On September 14, 2007, the European Space Agency stated that ice loss that year had opened up the historically impassable passage, setting a new low of ice cover as seen in satellite measurements which went back to 1978. According to the Arctic Climate Impact Assessment, the latter part of the 20th century and the start of the 21st had seen marked shrinkage of ice cover. The extreme loss in 2007 rendered the passage "fully navigable." However, the ESA study was based only on analysis of satellite images and could in practice not confirm anything about the actual navigation of the waters of the passage. ESA suggested the passage would be navigable "during reduced ice cover by multi-year ice pack" (namely sea ice surviving one or more summers) where previously any traverse of the route had to be undertaken during favourable seasonable climatic conditions or by specialist vessels or expeditions. The agency's report speculated that the conditions prevalent in 2007 had shown the passage may "open" sooner than expected. An expedition in May 2008 reported that the passage was not yet continuously navigable even by an icebreaker and not yet ice-free.

Scientists at a meeting of the American Geophysical Union on December 13, 2007, revealed that NASA satellites observing the western Arctic showed a 16% decrease in cloud coverage during the summer of 2007 compared to 2006. This would have the effect of allowing more sunlight to penetrate Earth's atmosphere and warm the Arctic Ocean waters, thus melting sea ice and contributing to the opening the Northwest Passage.

In 2006 the cruise liner MS Bremen successfully ran the Northwest Passage, helped by satellite images telling where sea ice was.

On November 28, 2008, the Canadian Broadcasting Corporation reported that the Canadian Coast Guard confirmed the first commercial ship sailed through the Northwest Passage. In September 2008, MV Camilla Desgagnés, owned by Desgagnés Transarctik Inc. and, along with the Arctic Cooperative, is part of Nunavut Sealift and Supply Incorporated (NSSI), transported cargo from Montreal to the hamlets of Cambridge Bay, Kugluktuk, Gjoa Haven, and Taloyoak. A member of the crew is reported to have claimed that "there was no ice whatsoever." Shipping from the east was to resume in the fall of 2009. Although sealift is an annual feature of the Canadian Arctic this is the first time that the western communities have been serviced from the east. The western portion of the Canadian Arctic is normally supplied by Northern Transportation Company Limited (NTCL) from Hay River, and the eastern portion by NNSI and NTCL from Churchill and Montreal.

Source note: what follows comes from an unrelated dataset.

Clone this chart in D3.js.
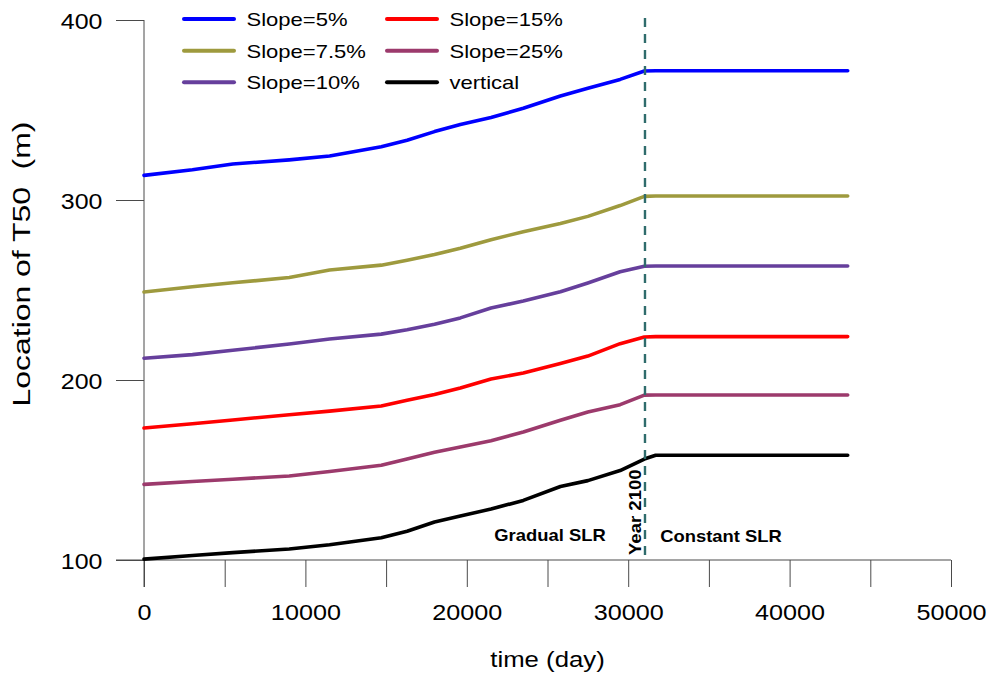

In January 2010, the ongoing reduction in the Arctic sea ice led telecoms cable specialist Kodiak-Kenai Cable to propose the laying of a fiberoptic cable connecting London and Tokyo, by way of the Northwest Passage, saying the proposed system would nearly cut in half the time it takes to send messages from the United Kingdom to Japan.

In September 2013, the first large ice strengthened sea freighter, Nordic Orion, used the passage.

In 2016 a new record was set when the cruise ship Crystal Serenity transited with 1,700 passengers and crew. Crystal Serenity is the largest cruise ship to navigate the Northwest Passage. Starting on August 10, 2016, the ship sailed from Vancouver to New York City, taking 28 days for the journey.

Transfer of Pacific species to North Atlantic

Scientists believe that reduced sea ice in the Northwest Passage has permitted some new species to migrate across the Arctic Ocean. The gray whale Eschrichtius robustus has not been seen in the Atlantic since it was hunted to extinction there in the 18th century, but in May 2010, one such whale turned up in the Mediterranean. Scientists speculated the whale had followed its food sources through the Northwest Passage and simply kept on going.

The plankton species Neodenticula seminae had not been recorded in the Atlantic for 800,000 years. Over the past few years, however, it has become increasingly prevalent there. Again, scientists believe that it got there through the reopened Northwest Passage.

In August 2010, two bowhead whales from West Greenland and Alaska respectively, entered the Northwest Passage from opposite directions and spent approximately 10 days in the same area.